When we think of Ancient Greek sculptural production, what comes to mind are the beautiful white marble friezes or the immaculate grand statues of gods and goddesses. Although it is broadly commonplace to think that all Ancient Greek, and later Roman, production was created colourless, the myth of whiteness is actually a Renaissance invention.
Classical Statues and Renaissance
At that time many ancient statues were excavated and most of them had lost their original pigmentation due to the very long exposure to the elements. Renaissance artists crafted their own work following Greek and Roman classical examples, which they thought to have been completely colourless. This artistic trend was further carried out during the Neoclassical Period in the 18th century, when more and more ancient pieces were uncovered during various archaeological missions.
Neoclassicism and Winckelmann
Although many samples had substantial traces of pigmentation, the idolization of whiteness pervaded the work of many artists and art critics, such as Johann Joachim Winckelmann, considered the father of art history. He wrote: “The whiter the body is, the more beautiful it is as well. Colour contributes to beauty, but it is not beauty. Colour should have a minor part in the consideration of beauty, because it is not (colour) but structure that constitutes its essence.”

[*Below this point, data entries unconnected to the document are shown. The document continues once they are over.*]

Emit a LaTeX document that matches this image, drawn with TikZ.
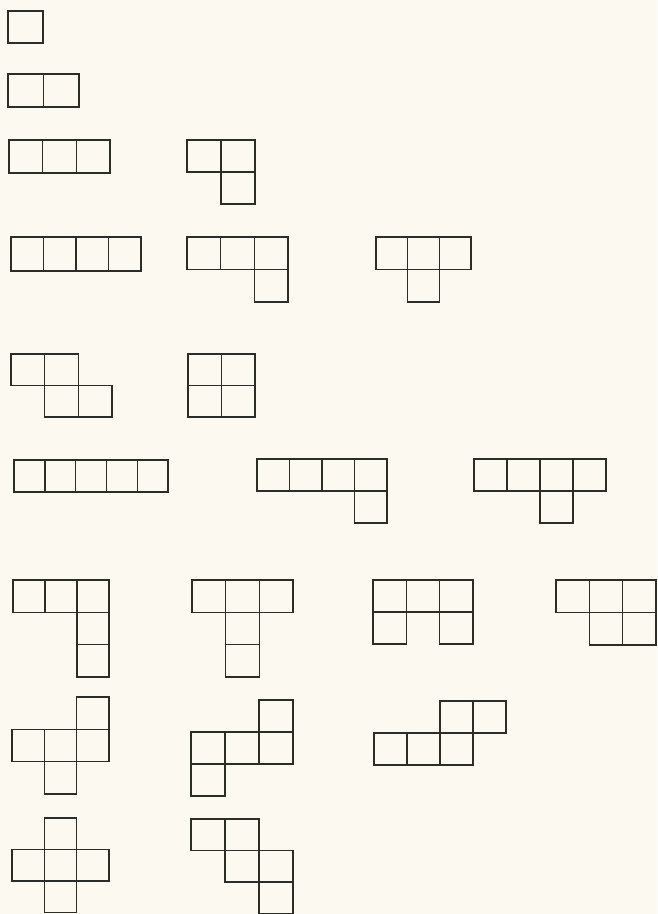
\documentclass[tikz,border=0pt]{standalone}
\definecolor{paper}{RGB}{252,250,240}
\definecolor{ink}{RGB}{45,45,40}
\tikzset{cellbox/.style={draw=ink,line width=1.4pt,line join=miter}}
% \polyo{x0}{y0}{w}{h}{c/r list}
\newcommand\polyo[5]{%
  \foreach \c/\r in {#5}{%
    \draw[cellbox] ({#1+\c*#3},{#2+\r*#4}) rectangle ++(#3,#4);}%
}
\begin{document}
\begin{tikzpicture}[x=1pt,y=-1pt]
\fill[paper] (0,0) rectangle (657,914);
\useasboundingbox (0,0) rectangle (657,914);
\clip (0,0) rectangle (657,914);
% row 1-3
\polyo{8}{11}{35}{32}{0/0}
\polyo{8}{74}{35.5}{33}{0/0,1/0}
\polyo{9}{140}{33.7}{33}{0/0,1/0,2/0}
\polyo{187}{140}{34}{32}{0/0,1/0,1/1}
% row 4
\polyo{11}{237}{32.5}{34}{0/0,1/0,2/0,3/0}
\polyo{187}{237}{33.7}{32.5}{0/0,1/0,2/0,2/1}
\polyo{376}{237}{31.7}{32.5}{0/0,1/0,2/0,1/1}
% row 5
\polyo{11}{354}{33.7}{31.5}{0/0,1/0,1/1,2/1}
\polyo{188}{354}{33.5}{31.5}{0/0,1/0,0/1,1/1}
% row 6
\polyo{14}{460}{30.8}{32}{0/0,1/0,2/0,3/0,4/0}
\polyo{257}{459}{32.5}{32}{0/0,1/0,2/0,3/0,3/1}
\polyo{474}{459}{33}{32}{0/0,1/0,2/0,3/0,2/1}
% row 7
\polyo{13}{580}{32}{32.3}{0/0,1/0,2/0,2/1,2/2}
\polyo{192}{580}{33.7}{32.3}{0/0,1/0,2/0,1/1,1/2}
\polyo{373}{580}{33.3}{32}{0/0,1/0,2/0,0/1,2/1}
\polyo{556}{580}{33.3}{32.5}{0/0,1/0,2/0,1/1,2/1}
% row 8
\polyo{12}{697}{32.3}{32.3}{2/0,0/1,1/1,2/1,1/2}
\polyo{191}{700}{34}{32}{2/0,0/1,1/1,2/1,0/2}
\polyo{374}{701}{33}{32}{2/0,3/0,0/1,1/1,2/1}
% row 9
\polyo{12}{818}{32.3}{31.5}{1/0,0/1,1/1,2/1,1/2}
\polyo{191}{819}{34}{31.5}{0/0,1/0,1/1,2/1,2/2}
\end{tikzpicture}
\end{document}
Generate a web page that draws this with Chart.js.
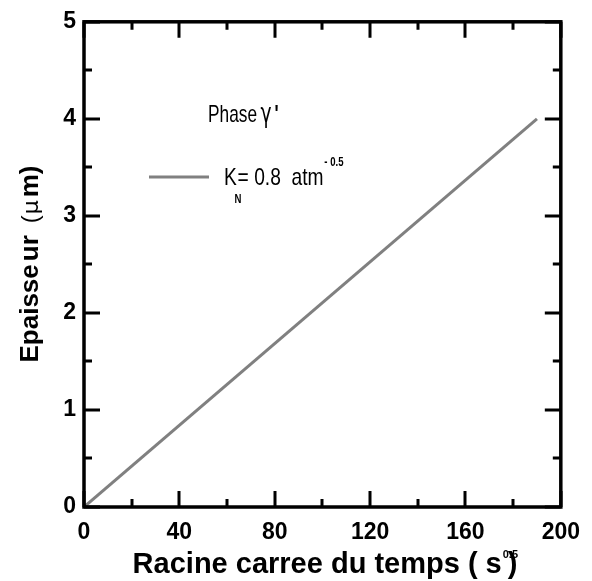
<!DOCTYPE html>
<html>
<head>
<meta charset="utf-8">
<script src="https://cdn.jsdelivr.net/npm/chart.js@4.4.1/dist/chart.umd.min.js"></script>
<style>
  html,body{margin:0;padding:0;background:#fff;}
  #c{display:block;}
</style>
</head>
<body>
<canvas id="c" width="592" height="581"></canvas>
<script>
// data
const xValues = [0, 190];
const yValues = [0, 4];
const xRange = [0, 200];
const yRange = [0, 5];
const seriesLabel = 'K_N = 0.8 atm^-0.5';
const xTitle = 'Racine carree du temps ( s';

const FONT = '"Liberation Sans", Arial, sans-serif';

function drawTicks(ctx, area, sx, sy){
  ctx.save();
  ctx.strokeStyle='#000'; ctx.lineWidth=3; ctx.lineCap='butt';
  const big=16, small=8;
  ctx.beginPath();
  for (const t of sx.ticks){
    const x=Math.round(sx.getPixelForValue(t.value));
    const len = (t.value%40===0) ? big : small;
    ctx.moveTo(x, area.bottom); ctx.lineTo(x, area.bottom-len);
    ctx.moveTo(x, area.top); ctx.lineTo(x, area.top+len);
  }
  for (const t of sy.ticks){
    const y=Math.round(sy.getPixelForValue(t.value));
    const len = Number.isInteger(t.value) ? big : small;
    ctx.moveTo(area.left, y); ctx.lineTo(area.left+len, y);
    ctx.moveTo(area.right, y); ctx.lineTo(area.right-len, y);
  }
  ctx.stroke();
  ctx.lineWidth=3.5;
  ctx.strokeRect(area.left, area.top, area.right-area.left, area.bottom-area.top);
  ctx.restore();
}

function drawTitles(ctx){
  ctx.save();
  ctx.fillStyle='#000';
  ctx.textBaseline='alphabetic';
  // x title
  ctx.font='bold 29px '+FONT;
  const w1=ctx.measureText(xTitle).width;
  const w2=ctx.measureText(')').width;
  const total=w1+6+w2;
  let x0=325-total/2;
  ctx.textAlign='left';
  ctx.fillText(xTitle, x0, 573);
  ctx.font='bold 11px '+FONT;
  ctx.fillText('0.5', x0+w1+1, 558);
  ctx.font='bold 29px '+FONT;
  ctx.fillText(')', x0+w1+6, 573);

  // y title (rotated)
  ctx.translate(38, 264);
  ctx.rotate(-Math.PI/2);
  const segs=[
    {t:'Epaisse', f:'bold 26px '+FONT, gap:3},
    {t:'ur', f:'bold 26px '+FONT, gap:12},
    {t:'(', f:'24px '+FONT, gap:1},
    {t:'µ', f:'22px "DejaVu Sans", sans-serif', gap:3},
    {t:'m)', f:'bold 26px '+FONT, gap:0}
  ];
  let len=0;
  for (const s of segs){ ctx.font=s.f; s.w=ctx.measureText(s.t).width; len+=s.w+s.gap; }
  let p=-len/2;
  for (const s of segs){ ctx.font=s.f; ctx.fillText(s.t, p, 0); p+=s.w+s.gap; }
  ctx.restore();
}

function drawLegend(ctx, color){
  ctx.save();
  ctx.fillStyle='#000';
  // title
  ctx.save();
  ctx.translate(208, 122);
  ctx.scale(0.72, 1);
  ctx.font='24px '+FONT;
  ctx.fillText('Phase', 0, 0);
  const wp=ctx.measureText('Phase').width;
  ctx.font='26px "DejaVu Sans", sans-serif';
  ctx.fillText('γ', wp+5, 0);
  const wg=ctx.measureText('γ').width;
  ctx.font='bold 24px '+FONT;
  ctx.fillText('\'', wp+5+wg+4, 0);
  ctx.restore();

  // sample line
  ctx.strokeStyle=color; ctx.lineWidth=3;
  ctx.beginPath(); ctx.moveTo(149,177); ctx.lineTo(209,177); ctx.stroke();

  ctx.save();
  ctx.translate(224, 185);
  ctx.scale(0.8, 1);
  ctx.font='24px '+FONT;
  ctx.fillText('K', 0, 0);
  const wk=ctx.measureText('K').width;
  ctx.fillText('= 0.8  atm', wk+1, 0);
  const wr=ctx.measureText('= 0.8  atm').width;
  ctx.font='bold 12px '+FONT;
  ctx.fillText('N', wk-3, 18);
  ctx.fillText('- 0.5', wk+wr+2, -19);
  ctx.restore();
  ctx.restore();
}

const framePlugin = {
  id:'frame',
  afterDatasetsDraw(chart){
    const {ctx, chartArea, scales} = chart;
    drawTicks(ctx, chartArea, scales.x, scales.y);
    drawTitles(ctx);
    drawLegend(ctx, '#808080');
  }
};

new Chart(document.getElementById('c'), {
  type:'scatter',
  data:{
    datasets:[{
      label: seriesLabel,
      data: xValues.map((x,i)=>({x, y:yValues[i]})),
      showLine:true,
      borderColor:'#808080',
      borderWidth:3,
      pointRadius:0,
      pointHoverRadius:0,
      fill:false
    }]
  },
  options:{
    responsive:false,
    devicePixelRatio:1,
    animation:false,
    layout:{padding:{top:20, right:21, left:0, bottom:0}},
    plugins:{legend:{display:false}, tooltip:{enabled:false}},
    scales:{
      x:{
        type:'linear', min:xRange[0], max:xRange[1],
        border:{display:false},
        grid:{display:false, drawTicks:false},
        afterFit(s){ s.height=74; },
        ticks:{
          stepSize:20, autoSkip:false, maxRotation:0, padding:12,
          color:'#000', font:{family:FONT, size:23, weight:'bold'},
          callback:v=> v%40===0 ? String(v) : ''
        }
      },
      y:{
        type:'linear', min:yRange[0], max:yRange[1],
        border:{display:false},
        grid:{display:false, drawTicks:false},
        afterFit(s){ s.width=84; },
        ticks:{
          stepSize:0.5, autoSkip:false, padding:8,
          color:'#000', font:{family:FONT, size:23, weight:'bold'},
          callback:v=> Number.isInteger(v) ? String(v) : ''
        }
      }
    }
  },
  plugins:[framePlugin]
});
</script>
</body>
</html>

Polychromy on Statuary and Pottery Production
Interestingly, not only marble statuary production but also pottery statuettes were painted. A number of materials were used in antiquity to obtain the different pigments. Most of them were natural, like pink madder, obtained from a plant’s root and used since Ancient Egyptian times combined with chalk to create a pale pink colour. Others were more complex to create, like Egyptian blue, named so in the 19th century and extensively employed until the end of the Roman Empire. This type of blue was the first synthetic colour created by men through a mixture of silica, lime, copper and an alkali. Colour was applied to the surface of the statues after firing and then glossed with a layer of beeswax that was applied as the finishing touch to seal the colours on the statues. Some statues were also extensively gilded though the application of gold leaf.